Ele passou duas semanas comigo. Tempo suficiente para conhecer meus pais e meus irmãos. Tempo suficiente para revelar o que sentia por mim. Tempo suficiente para me fazer ver que meu destino estava atrelado ao dele. Eu demorei mais três longos e impacientes meses para ajeitar a minha mudança. Não mais algo temporário e passageiro, mas uma mudança radical e permanente.
Na véspera gelada do dia de Ação de Graças chegamos a Boston, na casa dos pais dele. Sete anos haviam se passado sem notícias dele, as lágrimas copiosas da mãe e os olhos marejados do pai não acreditavam que o filho estivesse de volta e os apertava em seus braços. Assisti comovido ao reencontro deles, e senti que havia feito o certo ao convencê-lo a apagar as rusgas do passado e criar uma nova relação com eles. Era desse homem inteiro e, quites com seu passado, que eu precisava, e foi assim que voltamos para a Nova Zelândia logo depois do Natal.

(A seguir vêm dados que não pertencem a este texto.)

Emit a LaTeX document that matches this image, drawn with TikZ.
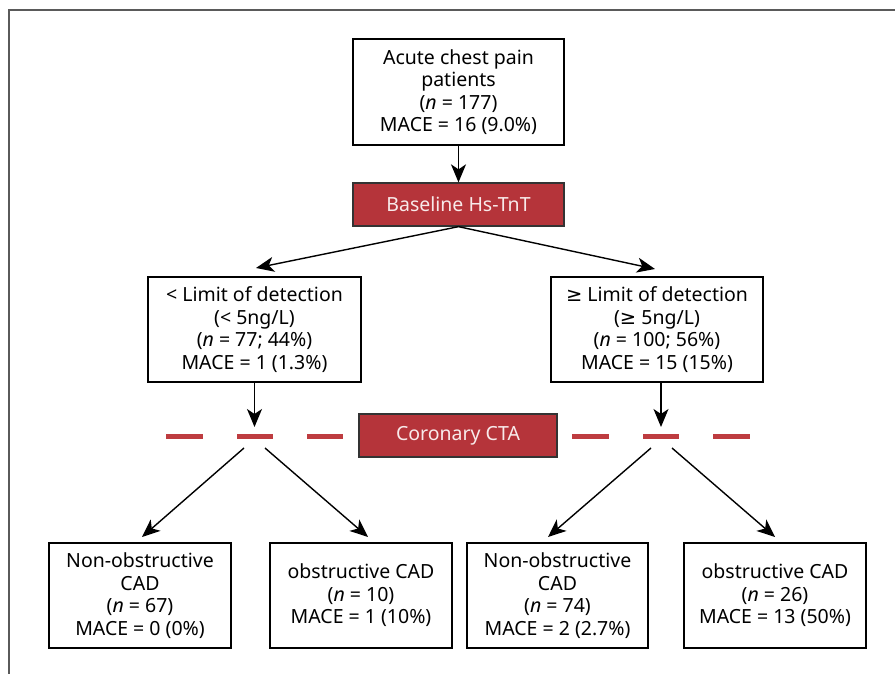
\documentclass[tikz,border=0pt]{standalone}
\usepackage{fontspec}
\setmainfont{Noto Sans}
\newfontfamily\symf{DejaVu Sans}
\usetikzlibrary{arrows.meta}
\definecolor{boxred}{HTML}{B5343A}
\definecolor{dashred}{HTML}{BE3C40}
\definecolor{framegray}{HTML}{5A5A5A}
\definecolor{redtext}{HTML}{F8EAEA}
\newcommand{\mygeq}{{\symf ≥}}
\begin{document}
\begin{tikzpicture}[x=1pt,y=-1pt,
  every node/.style={font=\fontsize{19.5}{22.5}\selectfont},
  whitebox/.style={draw=black,line width=1.3pt,fill=white,align=center,inner sep=0pt},
  redbox/.style={draw=black!80,line width=1.3pt,fill=boxred,text=redtext,align=center,inner sep=0pt},
  arr/.style={line width=1.4pt,-{Stealth[length=18pt,width=15pt,inset=5pt]}},
  dashseg/.style={line width=5pt,dashred}]
\useasboundingbox (0,0) rectangle (895,674);
\draw[framegray,line width=2pt] (9,674) -- (9,10) -- (895,10);

\node[whitebox,minimum width=211pt,minimum height=106pt] (top) at (458.5,92)
  {Acute chest pain\\patients\\(\textit{n} = 177)\\MACE = 16 (9.0\%)};
\node[redbox,minimum width=211pt,minimum height=43pt] (base) at (458.5,204.5) {Baseline Hs-TnT};
\node[whitebox,minimum width=213pt,minimum height=105pt] (L) at (254.5,329.5)
  {< Limit of detection\\(< 5ng/L)\\(\textit{n} = 77; 44\%)\\MACE = 1 (1.3\%)};
\node[whitebox,minimum width=212pt,minimum height=105pt] (R) at (657,329.5)
  {\mygeq{} Limit of detection\\(\mygeq{} 5ng/L)\\(\textit{n} = 100; 56\%)\\MACE = 15 (15\%)};

\coordinate (d1a) at (166,436); \coordinate (d1b) at (203,436);
\coordinate (d2a) at (237,436); \coordinate (d2b) at (273,436);
\coordinate (d3a) at (307,436); \coordinate (d3b) at (343,436);
\coordinate (d4a) at (572,436); \coordinate (d4b) at (609,436);
\coordinate (d5a) at (643,436); \coordinate (d5b) at (679,436);
\coordinate (d6a) at (713,436); \coordinate (d6b) at (750,436);
\foreach \i in {1,...,6} {\draw[dashseg] (d\i a) -- (d\i b);}

\node[redbox,minimum width=198pt,minimum height=43pt] (cta) at (458,435.5) {Coronary CTA};

\node[whitebox,minimum width=182pt,minimum height=105pt] (B1) at (140,595.5)
  {Non-obstructive\\CAD\\(\textit{n} = 67)\\MACE = 0 (0\%)};
\node[whitebox,minimum width=182pt,minimum height=105pt] (B2) at (361,595.5)
  {obstructive CAD\\(\textit{n} = 10)\\MACE = 1 (10\%)};
\node[whitebox,minimum width=181pt,minimum height=105pt] (B3) at (557.5,595.5)
  {Non-obstructive\\CAD\\(\textit{n} = 74)\\MACE = 2 (2.7\%)};
\node[whitebox,minimum width=182pt,minimum height=105pt] (B4) at (775,595.5)
  {obstructive CAD\\(\textit{n} = 26)\\MACE = 13 (50\%)};

\coordinate (Ltip) at (256,268);
\coordinate (Rtip) at (655,269);
\coordinate (Lend) at (254.5,427);
\coordinate (Rend) at (661,427);
\coordinate (s1) at (244,448);
\coordinate (s2) at (265,448);
\coordinate (s3) at (651,448);
\coordinate (s4) at (672,448);
\coordinate (t1) at (142,537);
\coordinate (t2) at (368,537);
\coordinate (t3) at (548,537);
\coordinate (t4) at (775,537);

\draw[arr] (top) -- (base);
\draw[arr] (base.south) -- (Ltip);
\draw[arr] (base.south) -- (Rtip);
\draw[arr] (L.south) -- (Lend);
\draw[arr] (R.south -| Rend) -- (Rend);
\draw[arr] (s1) -- (t1);
\draw[arr] (s2) -- (t2);
\draw[arr] (s3) -- (t3);
\draw[arr] (s4) -- (t4);
\end{tikzpicture}
\end{document}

Há um ano compramos uma fazenda na região de Canterbury às margens do lago Ohau na ilha do sul, de um casal de idosos que não se achavam mais em condições de tocar a propriedade. Além dos vinhedos que cobrem a metade da fazenda, resolvemos investir na horticultura orgânica. Às três estufas iniciais estamos anexando mais duas para dar conta da demanda. A casa, um chalé com grossas paredes de pedras da região, incrustado na vertente leste das montanhas que acompanham a espinha dorsal dos Alpes do Sul, não é grande, mas confortável o suficiente para acomodar nossos sonhos. Nos finais de tarde de agosto, como agora, quando o sol dourado se põe atrás dos picos gelados cobertos de neve, o Owen e eu nos sentamos lado a lado nas almofadas do sofá de rattan da varanda envidraçada, com uma caneca de chá fumegante esquentando as mãos enregeladas e o Trevor enrolado aos nossos pés, e eu sei que tomei a decisão certa. Sinto o corpo quente dele resvalando no meu. Desde o café dessa manhã ele já me enleou umas três vezes e seu olhar está com aquele brilho afogueado e terno ao mesmo tempo; aquele brilho que diz – quero entrar em você – e que tem a capacidade de deixar todos os meus sentidos em alerta. Sei que esta noite, quando sua rola estiver pulsando cada vez mais espaçadamente dentro de mim, e minha musculatura anal já não estiver tão tensa e dolorida, seu olhar satisfeito vai procurar o meu, e antes que seus lábios toquem os meus, ele vai sussurrar um – TE AMO – com sua voz rouca e sensual. Como sempre, vou enfiar as pontas dos meus dedos nos seus cabelos e devolver um – EU TAMBÉM TE AMO, MUITO – antes de nos embalarmos em nossas próprias respirações e adormecer.